Accepting Honeymoon Help and Planning from Others
While you may want to do it all, accepting honeymoon help and planning from others may help reduce your stress.
Many brides start the wedding and honeymoon planning process with big dreams and a lot of ambition. Some don’t believe that anyone else can plan their honeymoon as well as they can themselves. Others get excited about the planning process and look forward to picking out activities, finding the best destination, and booking their accommodations. It isn’t until the stress of balancing daily responsibilities with those planning duties hits home that they realize a little help is essential.
Don’t Wait to Ask for Accepting Honeymoon Help and Planning Assistance!
The worst case scenario is that you keep refusing help until the last minute, and then you’re in a panic when you realize that you don’t have much of anything prepared. Perhaps you have so much on your wedding planning to-do list that the honeymoon gets pushed back week by week. There are some good reasons that you want to take your family and friends up on their offers for help rather than allowing that to happen:
- You could miss out on your top destination and resort picks because you didn’t make reservations soon enough. The best spots always fill up months, if not years, in advance.
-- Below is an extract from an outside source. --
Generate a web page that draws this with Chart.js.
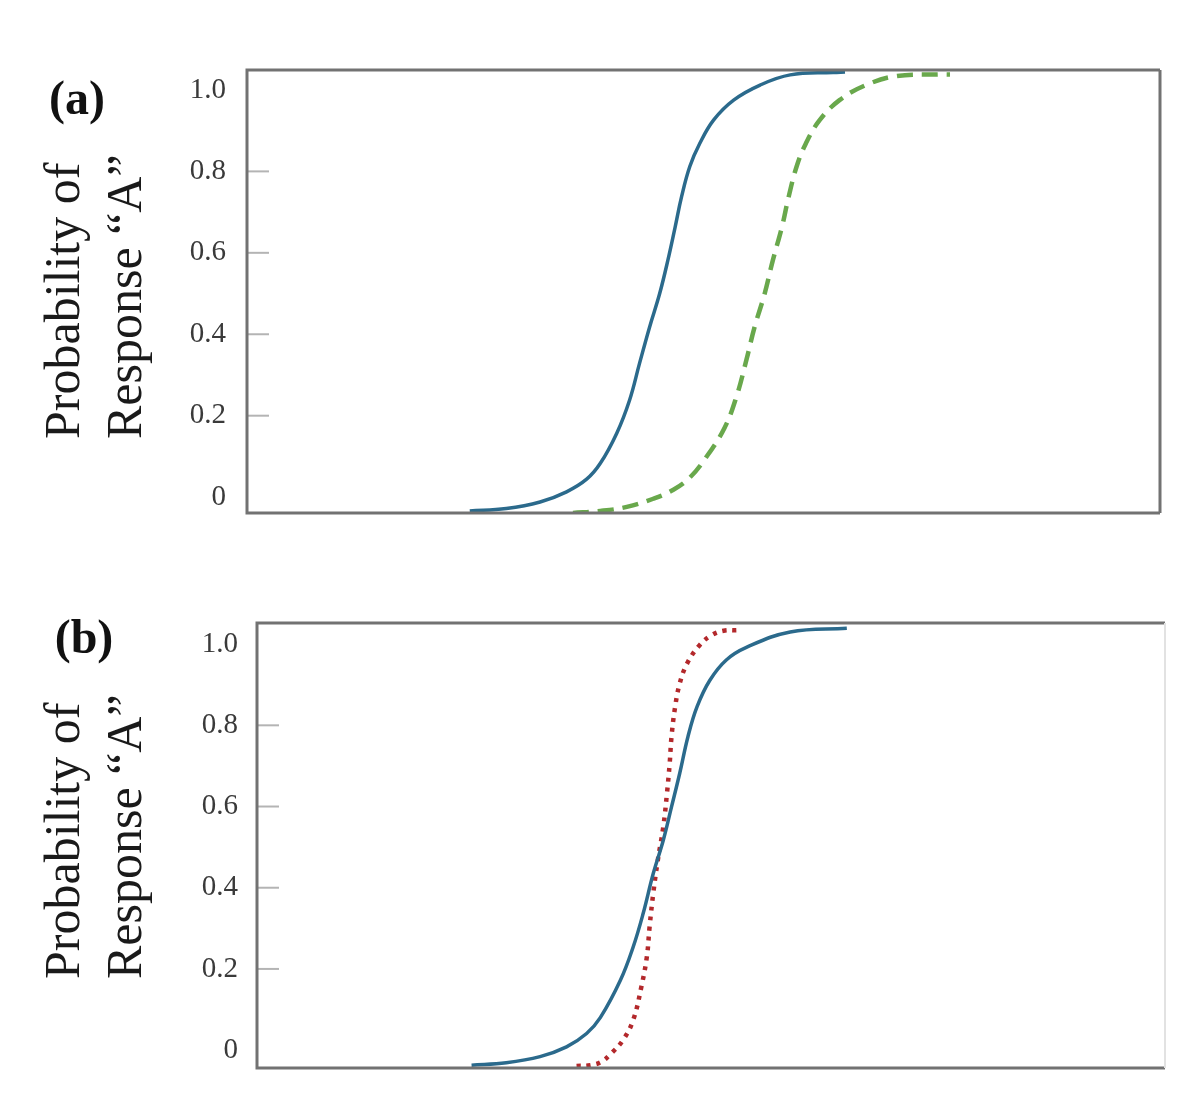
<!DOCTYPE html>
<html>
<head>
<meta charset="utf-8">
<title>Probability of Response “A”</title>
<script src="https://cdn.jsdelivr.net/npm/chart.js@4.4.1/dist/chart.umd.min.js"></script>
<style>
  body { margin: 0; background: #fff; }
  .panel { position: absolute; left: 0; width: 1200px; height: 554px; }
  #panelA { top: 0; }
  #panelB { top: 554px; }
</style>
</head>
<body>
<div class="panel" id="panelA"><canvas id="chartA"></canvas></div>
<div class="panel" id="panelB"><canvas id="chartB"></canvas></div>
<script>
// y axis ticks and title (x axis has no labels in the figure)
var yTicks = [0, 0.2, 0.4, 0.6, 0.8, 1.0];
var yTitle = ['Probability of', 'Response \u201cA\u201d'];

// panel (a): solid blue curve
var blueAX = [24.4, 28.4, 32.1, 35.0, 37.2, 38.7, 40.5, 41.9, 43.0, 44.1, 45.2, 46.1, 46.9, 47.6, 48.5, 49.6, 51.1, 53.3, 56.2, 59.5, 64.2, 65.5];
var blueAY = [-0.034, -0.028, -0.012, 0.013, 0.044, 0.083, 0.157, 0.238, 0.329, 0.418, 0.500, 0.582, 0.664, 0.738, 0.812, 0.869, 0.926, 0.975, 1.012, 1.037, 1.043, 1.044];

// panel (a): dashed green curve
var greenX = [35.7, 38.7, 41.6, 44.5, 46.7, 48.5, 50.2, 52.3, 53.6, 54.7, 55.6, 56.7, 57.6, 58.6, 59.3, 60.2, 61.2, 62.7, 64.9, 67.8, 71.1, 75.8, 77.0];
var greenY = [-0.039, -0.034, -0.024, -0.004, 0.018, 0.048, 0.095, 0.170, 0.246, 0.337, 0.418, 0.500, 0.582, 0.664, 0.735, 0.812, 0.868, 0.925, 0.975, 1.012, 1.034, 1.038, 1.038];

// panel (b): solid blue curve
var blueBX = [24.6, 28.4, 32.1, 35.0, 37.2, 38.7, 40.9, 42.3, 43.4, 44.5, 45.6, 46.5, 47.4, 48.3, 49.3, 50.7, 52.5, 54.7, 59.5, 65.7];
var blueBY = [-0.037, -0.031, -0.016, 0.008, 0.041, 0.080, 0.172, 0.254, 0.337, 0.435, 0.517, 0.599, 0.682, 0.772, 0.846, 0.911, 0.961, 0.992, 1.030, 1.039];

// panel (b): dotted red curve
var redX = [36.1, 37.6, 38.8, 39.9, 41.2, 42.3, 43.2, 43.8, 44.1, 44.5, 45.0, 45.6, 46.0, 46.3, 46.5, 46.9, 47.4, 48.2, 49.6, 50.9, 52.2, 53.6];
var redY = [-0.039, -0.037, -0.029, -0.008, 0.025, 0.074, 0.156, 0.230, 0.304, 0.386, 0.468, 0.550, 0.632, 0.706, 0.772, 0.846, 0.903, 0.952, 0.998, 1.022, 1.033, 1.034];

function points(xs, ys) {
    return xs.map(function (x, i) { return { x: x, y: ys[i] }; });
}

function curve(xs, ys, color, width, dash) {
    return {
        data: points(xs, ys),
        borderColor: color,
        borderWidth: width,
        borderDash: dash,
        borderCapStyle: 'butt',
        pointRadius: 0,
        fill: false,
        tension: 0.4
    };
}

// frame, short inner ticks, axis title and the panel letter
var framePlugin = {
    id: 'frame',
    afterDraw: function (chart, args, opts) {
        var ctx = chart.ctx, a = chart.chartArea, y = chart.scales.y;
        ctx.save();
        ctx.strokeStyle = '#b4b4b4';
        ctx.lineWidth = 2;
        yTicks.forEach(function (v) {
            if (v <= 0 || v >= 1) return;
            var py = y.getPixelForValue(v);
            ctx.beginPath();
            ctx.moveTo(a.left, py);
            ctx.lineTo(a.left + 22, py);
            ctx.stroke();
        });
        ctx.lineWidth = 3;
        ctx.strokeStyle = '#727272';
        ctx.beginPath();
        ctx.moveTo(a.right, a.top);
        ctx.lineTo(a.left, a.top);
        ctx.lineTo(a.left, a.bottom);
        ctx.lineTo(a.right, a.bottom);
        ctx.stroke();
        ctx.strokeStyle = opts.rightColor;
        ctx.lineWidth = opts.rightWidth;
        ctx.beginPath();
        ctx.moveTo(a.right, a.top);
        ctx.lineTo(a.right, a.bottom);
        ctx.stroke();

        ctx.fillStyle = '#111';
        ctx.font = 'bold 48px "Liberation Serif"';
        ctx.textAlign = 'center';
        ctx.textBaseline = 'middle';
        ctx.fillText(opts.label, opts.labelX, opts.labelY);

        // two-line rotated y title, both lines starting at the same height
        ctx.fillStyle = '#1a1a1a';
        ctx.font = '50px "Liberation Serif"';
        ctx.textAlign = 'left';
        ctx.translate(66, opts.titleBottom);
        ctx.rotate(-Math.PI / 2);
        yTitle.forEach(function (line, i) {
            ctx.fillText(line, 0, i * 62);
        });
        ctx.restore();
    }
};

function makeChart(id, datasets, p) {
    var ctx = document.getElementById(id).getContext('2d');
    return new Chart(ctx, {
        type: 'line',
        data: { datasets: datasets },
        plugins: [framePlugin],
        options: {
            responsive: true,
            maintainAspectRatio: false,
            animation: false,
            layout: { padding: { left: 0, top: p.top, right: p.right, bottom: p.bottom } },
            plugins: {
                legend: { display: false },
                tooltip: { enabled: false },
                frame: {
                    label: p.label, labelX: p.labelX, labelY: p.labelY,
                    rightColor: p.rightColor, rightWidth: p.rightWidth, titleBottom: p.titleBottom
                }
            },
            scales: {
                x: { type: 'linear', min: p.xMin, max: p.xMax, display: false },
                y: {
                    min: p.yMin,
                    max: p.yMax,
                    afterBuildTicks: function (s) {
                        s.ticks = yTicks.map(function (v) { return { value: v }; });
                    },
                    afterFit: function (s) { s.width = p.axisWidth; },
                    grid: { display: false, drawTicks: false },
                    border: { display: false },
                    ticks: {
                        padding: p.tickPad,
                        color: '#3a3a3a',
                        font: { family: 'Liberation Serif', size: 29 },
                        callback: function (v) { return v === 0 ? '0' : v.toFixed(1); }
                    }
                }
            }
        }
    });
}

makeChart('chartA', [
    curve(blueAX, blueAY, '#2b6a8c', 3.5, []),
    curve(greenX, greenY, '#69a84c', 4.5, [16, 9])
], {
    top: 70, right: 40, bottom: 41, axisWidth: 247, tickPad: 21,
    xMin: 0, xMax: 100, yMin: -0.039, yMax: 1.049,
    label: '(a)', labelX: 77, labelY: 102, rightColor: '#727272', rightWidth: 3, titleBottom: 439
});

makeChart('chartB', [
    curve(blueBX, blueBY, '#2b6a8c', 3.5, []),
    curve(redX, redY, '#b3282b', 4.5, [4, 6])
], {
    top: 69, right: 35, bottom: 40, axisWidth: 257, tickPad: 19,
    xMin: 1.1, xMax: 100.55, yMin: -0.044, yMax: 1.052,
    label: '(b)', labelX: 84, labelY: 87, rightColor: '#e2e2e2', rightWidth: 2, titleBottom: 425
});
</script>
</body>
</html>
- Your friends and relatives may know about activities and destinations that you have never heard of or thought about. Their input could make a big difference, but you get the final approval.
- You’ll have more time to worry about the fine details of your wedding, which can make a big difference when the biggest day of your life finally rolls around.
- Your groom may want a bigger part in the planning process than you imagined. Put him in charge of the activities or another ask so that you work together to plan an enjoyable honeymoon.
Planning a Honeymoon for a Couple You Love?
If you’re the one doing the planning in order to ease the workload of a bride you love, there are some tips that will make the process far easier:
- Ask the bride and groom about special moments in their relationship. Where did they first meet? Where did they get engaged? Where do they like to go for alone time? You may use one or more of these locations to create special moments on their honeymoon.
- While you’re asking about special moments, get a list of vacations that they have already enjoyed together. You want to give them a special place that is new to them both so that they can explore together.
- Keep both personalities in mind. If the bride is a risk taker and enjoys extreme sports, you don’t want to assume that the husband is willing to go heli-skiing or skydiving with her. Find activities and a destination that will offer activities that they can do together.
- Don’t copy from itineraries and guides found online. The honeymoon must be tailored to the couple’s unique interests or they won’t enjoy the trip. You can get ideas and inspiration from your research, but only include activities that fit the couple in question.
If it’s a good idea to ask for honeymoon-planning help from friends and relatives whom you trust, is it even better to hire a travel agent? Not necessarily. Travel agents are often influenced by companies offering discounts when they get couples to book certain trips. They also don’t know you personally, so it’s best to stick with someone who knows you and your future spouse well. If they have significant travel experience as well, all the better. Just make sure that they’re planning your ideal honeymoon rather than their own.